┌────────

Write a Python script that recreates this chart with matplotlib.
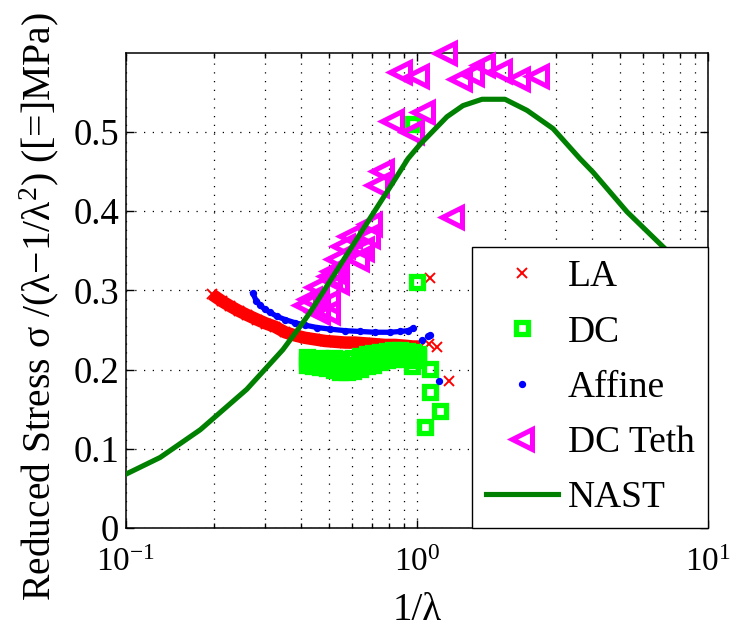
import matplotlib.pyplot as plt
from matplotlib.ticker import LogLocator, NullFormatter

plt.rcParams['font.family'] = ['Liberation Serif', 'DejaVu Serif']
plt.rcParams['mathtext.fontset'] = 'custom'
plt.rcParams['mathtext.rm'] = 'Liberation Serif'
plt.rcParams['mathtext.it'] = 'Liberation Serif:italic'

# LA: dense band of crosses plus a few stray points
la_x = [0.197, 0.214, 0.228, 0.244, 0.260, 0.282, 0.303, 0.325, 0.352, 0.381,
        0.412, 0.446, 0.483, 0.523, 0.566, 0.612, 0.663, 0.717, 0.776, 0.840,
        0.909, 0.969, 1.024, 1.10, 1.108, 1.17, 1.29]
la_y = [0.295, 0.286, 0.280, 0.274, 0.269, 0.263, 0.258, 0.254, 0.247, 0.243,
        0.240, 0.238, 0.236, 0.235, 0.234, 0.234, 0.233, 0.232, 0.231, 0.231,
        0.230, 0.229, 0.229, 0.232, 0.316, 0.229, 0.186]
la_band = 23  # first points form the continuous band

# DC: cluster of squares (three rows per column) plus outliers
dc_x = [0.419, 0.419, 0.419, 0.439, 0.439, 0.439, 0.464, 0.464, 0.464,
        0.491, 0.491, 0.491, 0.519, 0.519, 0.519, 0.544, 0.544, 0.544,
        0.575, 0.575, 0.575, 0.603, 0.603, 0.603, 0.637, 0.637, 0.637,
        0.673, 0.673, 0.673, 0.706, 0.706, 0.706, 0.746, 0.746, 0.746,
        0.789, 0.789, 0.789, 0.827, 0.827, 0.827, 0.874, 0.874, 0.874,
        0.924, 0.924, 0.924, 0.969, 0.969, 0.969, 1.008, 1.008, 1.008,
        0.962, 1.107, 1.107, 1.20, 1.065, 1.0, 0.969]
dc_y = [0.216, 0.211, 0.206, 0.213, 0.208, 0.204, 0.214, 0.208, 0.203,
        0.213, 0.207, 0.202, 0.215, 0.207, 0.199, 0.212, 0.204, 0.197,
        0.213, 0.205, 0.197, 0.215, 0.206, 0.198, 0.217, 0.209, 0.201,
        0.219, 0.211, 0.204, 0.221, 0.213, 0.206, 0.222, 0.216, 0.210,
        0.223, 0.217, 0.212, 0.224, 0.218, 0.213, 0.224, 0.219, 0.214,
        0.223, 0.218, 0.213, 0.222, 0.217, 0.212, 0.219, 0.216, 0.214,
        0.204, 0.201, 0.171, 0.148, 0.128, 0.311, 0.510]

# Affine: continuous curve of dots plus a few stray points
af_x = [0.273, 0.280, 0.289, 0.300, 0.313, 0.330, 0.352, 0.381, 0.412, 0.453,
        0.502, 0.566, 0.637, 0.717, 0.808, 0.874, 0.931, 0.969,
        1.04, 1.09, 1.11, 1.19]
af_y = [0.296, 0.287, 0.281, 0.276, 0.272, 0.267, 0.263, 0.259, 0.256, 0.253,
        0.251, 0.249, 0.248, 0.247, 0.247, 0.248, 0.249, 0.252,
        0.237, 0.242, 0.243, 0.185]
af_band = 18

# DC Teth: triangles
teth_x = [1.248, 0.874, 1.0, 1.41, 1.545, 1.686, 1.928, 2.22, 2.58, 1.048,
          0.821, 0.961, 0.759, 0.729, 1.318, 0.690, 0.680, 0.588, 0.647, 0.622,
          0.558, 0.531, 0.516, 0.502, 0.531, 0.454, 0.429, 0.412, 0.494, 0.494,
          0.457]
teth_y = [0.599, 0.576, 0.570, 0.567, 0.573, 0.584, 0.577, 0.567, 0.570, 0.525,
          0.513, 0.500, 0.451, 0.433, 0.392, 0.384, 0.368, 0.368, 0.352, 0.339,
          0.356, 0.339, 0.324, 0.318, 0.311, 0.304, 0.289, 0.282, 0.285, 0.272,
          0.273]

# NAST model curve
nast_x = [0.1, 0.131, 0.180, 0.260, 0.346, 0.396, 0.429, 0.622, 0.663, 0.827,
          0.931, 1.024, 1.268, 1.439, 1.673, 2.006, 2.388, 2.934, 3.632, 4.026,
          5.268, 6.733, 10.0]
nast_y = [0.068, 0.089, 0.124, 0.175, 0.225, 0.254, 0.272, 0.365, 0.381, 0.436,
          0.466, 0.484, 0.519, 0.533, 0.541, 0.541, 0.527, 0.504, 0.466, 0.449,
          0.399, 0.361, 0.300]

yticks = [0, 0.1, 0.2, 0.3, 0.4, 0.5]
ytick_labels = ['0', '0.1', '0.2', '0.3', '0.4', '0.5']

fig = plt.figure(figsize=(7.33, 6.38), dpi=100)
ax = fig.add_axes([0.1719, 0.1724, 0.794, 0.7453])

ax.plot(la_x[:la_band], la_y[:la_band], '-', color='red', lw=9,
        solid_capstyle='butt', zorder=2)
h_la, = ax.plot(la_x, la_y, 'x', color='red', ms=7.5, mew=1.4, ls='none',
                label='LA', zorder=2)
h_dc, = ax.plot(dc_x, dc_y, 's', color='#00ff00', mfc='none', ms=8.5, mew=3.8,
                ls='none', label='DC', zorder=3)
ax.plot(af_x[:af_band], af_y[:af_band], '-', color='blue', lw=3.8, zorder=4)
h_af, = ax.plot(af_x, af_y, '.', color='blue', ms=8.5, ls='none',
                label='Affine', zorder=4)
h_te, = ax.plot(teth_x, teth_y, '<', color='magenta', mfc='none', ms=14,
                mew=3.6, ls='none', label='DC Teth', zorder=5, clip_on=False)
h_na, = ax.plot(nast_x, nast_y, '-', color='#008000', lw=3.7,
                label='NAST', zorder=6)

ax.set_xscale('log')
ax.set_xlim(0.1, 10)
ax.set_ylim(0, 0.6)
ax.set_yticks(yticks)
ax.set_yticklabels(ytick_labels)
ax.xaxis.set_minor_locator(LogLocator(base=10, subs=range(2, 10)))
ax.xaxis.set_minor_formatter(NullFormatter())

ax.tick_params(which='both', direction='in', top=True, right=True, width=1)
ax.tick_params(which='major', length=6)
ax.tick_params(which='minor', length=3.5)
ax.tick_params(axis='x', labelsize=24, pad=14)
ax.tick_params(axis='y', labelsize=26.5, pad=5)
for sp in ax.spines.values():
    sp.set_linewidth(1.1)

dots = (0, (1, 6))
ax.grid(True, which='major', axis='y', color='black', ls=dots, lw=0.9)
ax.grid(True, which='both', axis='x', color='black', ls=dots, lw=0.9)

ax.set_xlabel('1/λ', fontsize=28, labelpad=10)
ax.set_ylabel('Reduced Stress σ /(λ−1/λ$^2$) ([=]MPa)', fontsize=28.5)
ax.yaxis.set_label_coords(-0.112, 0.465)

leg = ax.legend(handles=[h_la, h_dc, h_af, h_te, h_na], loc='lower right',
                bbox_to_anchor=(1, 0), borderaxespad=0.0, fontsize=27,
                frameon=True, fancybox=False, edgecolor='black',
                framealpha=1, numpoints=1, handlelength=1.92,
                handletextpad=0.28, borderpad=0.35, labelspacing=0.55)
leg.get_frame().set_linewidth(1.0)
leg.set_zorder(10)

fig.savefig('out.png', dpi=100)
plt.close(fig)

└────────

**THE REQUEST**
Skip the images and write out the rest of the listing exactly.

**THE SOLUTION**
Write a Python script that recreates this chart with matplotlib.
import matplotlib.pyplot as plt
from matplotlib.ticker import LogLocator, NullFormatter

plt.rcParams['font.family'] = ['Liberation Serif', 'DejaVu Serif']
plt.rcParams['mathtext.fontset'] = 'custom'
plt.rcParams['mathtext.rm'] = 'Liberation Serif'
plt.rcParams['mathtext.it'] = 'Liberation Serif:italic'

# LA: dense band of crosses plus a few stray points
la_x = [0.197, 0.214, 0.228, 0.244, 0.260, 0.282, 0.303, 0.325, 0.352, 0.381,
        0.412, 0.446, 0.483, 0.523, 0.566, 0.612, 0.663, 0.717, 0.776, 0.840,
        0.909, 0.969, 1.024, 1.10, 1.108, 1.17, 1.29]
la_y = [0.295, 0.286, 0.280, 0.274, 0.269, 0.263, 0.258, 0.254, 0.247, 0.243,
        0.240, 0.238, 0.236, 0.235, 0.234, 0.234, 0.233, 0.232, 0.231, 0.231,
        0.230, 0.229, 0.229, 0.232, 0.316, 0.229, 0.186]
la_band = 23  # first points form the continuous band

# DC: cluster of squares (three rows per column) plus outliers
dc_x = [0.419, 0.419, 0.419, 0.439, 0.439, 0.439, 0.464, 0.464, 0.464,
        0.491, 0.491, 0.491, 0.519, 0.519, 0.519, 0.544, 0.544, 0.544,
        0.575, 0.575, 0.575, 0.603, 0.603, 0.603, 0.637, 0.637, 0.637,
        0.673, 0.673, 0.673, 0.706, 0.706, 0.706, 0.746, 0.746, 0.746,
        0.789, 0.789, 0.789, 0.827, 0.827, 0.827, 0.874, 0.874, 0.874,
        0.924, 0.924, 0.924, 0.969, 0.969, 0.969, 1.008, 1.008, 1.008,
        0.962, 1.107, 1.107, 1.20, 1.065, 1.0, 0.969]
dc_y = [0.216, 0.211, 0.206, 0.213, 0.208, 0.204, 0.214, 0.208, 0.203,
        0.213, 0.207, 0.202, 0.215, 0.207, 0.199, 0.212, 0.204, 0.197,
        0.213, 0.205, 0.197, 0.215, 0.206, 0.198, 0.217, 0.209, 0.201,
        0.219, 0.211, 0.204, 0.221, 0.213, 0.206, 0.222, 0.216, 0.210,
        0.223, 0.217, 0.212, 0.224, 0.218, 0.213, 0.224, 0.219, 0.214,
        0.223, 0.218, 0.213, 0.222, 0.217, 0.212, 0.219, 0.216, 0.214,
        0.204, 0.201, 0.171, 0.148, 0.128, 0.311, 0.510]

# Affine: continuous curve of dots plus a few stray points
af_x = [0.273, 0.280, 0.289, 0.300, 0.313, 0.330, 0.352, 0.381, 0.412, 0.453,
        0.502, 0.566, 0.637, 0.717, 0.808, 0.874, 0.931, 0.969,
        1.04, 1.09, 1.11, 1.19]
af_y = [0.296, 0.287, 0.281, 0.276, 0.272, 0.267, 0.263, 0.259, 0.256, 0.253,
        0.251, 0.249, 0.248, 0.247, 0.247, 0.248, 0.249, 0.252,
        0.237, 0.242, 0.243, 0.185]
af_band = 18

# DC Teth: triangles
teth_x = [1.248, 0.874, 1.0, 1.41, 1.545, 1.686, 1.928, 2.22, 2.58, 1.048,
          0.821, 0.961, 0.759, 0.729, 1.318, 0.690, 0.680, 0.588, 0.647, 0.622,
          0.558, 0.531, 0.516, 0.502, 0.531, 0.454, 0.429, 0.412, 0.494, 0.494,
          0.457]
teth_y = [0.599, 0.576, 0.570, 0.567, 0.573, 0.584, 0.577, 0.567, 0.570, 0.525,
          0.513, 0.500, 0.451, 0.433, 0.392, 0.384, 0.368, 0.368, 0.352, 0.339,
          0.356, 0.339, 0.324, 0.318, 0.311, 0.304, 0.289, 0.282, 0.285, 0.272,
          0.273]

# NAST model curve
nast_x = [0.1, 0.131, 0.180, 0.260, 0.346, 0.396, 0.429, 0.622, 0.663, 0.827,
          0.931, 1.024, 1.268, 1.439, 1.673, 2.006, 2.388, 2.934, 3.632, 4.026,
          5.268, 6.733, 10.0]
nast_y = [0.068, 0.089, 0.124, 0.175, 0.225, 0.254, 0.272, 0.365, 0.381, 0.436,
          0.466, 0.484, 0.519, 0.533, 0.541, 0.541, 0.527, 0.504, 0.466, 0.449,
          0.399, 0.361, 0.300]

yticks = [0, 0.1, 0.2, 0.3, 0.4, 0.5]
ytick_labels = ['0', '0.1', '0.2', '0.3', '0.4', '0.5']

fig = plt.figure(figsize=(7.33, 6.38), dpi=100)
ax = fig.add_axes([0.1719, 0.1724, 0.794, 0.7453])

ax.plot(la_x[:la_band], la_y[:la_band], '-', color='red', lw=9,
        solid_capstyle='butt', zorder=2)
h_la, = ax.plot(la_x, la_y, 'x', color='red', ms=7.5, mew=1.4, ls='none',
                label='LA', zorder=2)
h_dc, = ax.plot(dc_x, dc_y, 's', color='#00ff00', mfc='none', ms=8.5, mew=3.8,
                ls='none', label='DC', zorder=3)
ax.plot(af_x[:af_band], af_y[:af_band], '-', color='blue', lw=3.8, zorder=4)
h_af, = ax.plot(af_x, af_y, '.', color='blue', ms=8.5, ls='none',
                label='Affine', zorder=4)
h_te, = ax.plot(teth_x, teth_y, '<', color='magenta', mfc='none', ms=14,
                mew=3.6, ls='none', label='DC Teth', zorder=5, clip_on=False)
h_na, = ax.plot(nast_x, nast_y, '-', color='#008000', lw=3.7,
                label='NAST', zorder=6)

ax.set_xscale('log')
ax.set_xlim(0.1, 10)
ax.set_ylim(0, 0.6)
ax.set_yticks(yticks)
ax.set_yticklabels(ytick_labels)
ax.xaxis.set_minor_locator(LogLocator(base=10, subs=range(2, 10)))
ax.xaxis.set_minor_formatter(NullFormatter())

ax.tick_params(which='both', direction='in', top=True, right=True, width=1)
ax.tick_params(which='major', length=6)
ax.tick_params(which='minor', length=3.5)
ax.tick_params(axis='x', labelsize=24, pad=14)
ax.tick_params(axis='y', labelsize=26.5, pad=5)
for sp in ax.spines.values():
    sp.set_linewidth(1.1)

dots = (0, (1, 6))
ax.grid(True, which='major', axis='y', color='black', ls=dots, lw=0.9)
ax.grid(True, which='both', axis='x', color='black', ls=dots, lw=0.9)

ax.set_xlabel('1/λ', fontsize=28, labelpad=10)
ax.set_ylabel('Reduced Stress σ /(λ−1/λ$^2$) ([=]MPa)', fontsize=28.5)
ax.yaxis.set_label_coords(-0.112, 0.465)

leg = ax.legend(handles=[h_la, h_dc, h_af, h_te, h_na], loc='lower right',
                bbox_to_anchor=(1, 0), borderaxespad=0.0, fontsize=27,
                frameon=True, fancybox=False, edgecolor='black',
                framealpha=1, numpoints=1, handlelength=1.92,
                handletextpad=0.28, borderpad=0.35, labelspacing=0.55)
leg.get_frame().set_linewidth(1.0)
leg.set_zorder(10)

fig.savefig('out.png', dpi=100)
plt.close(fig)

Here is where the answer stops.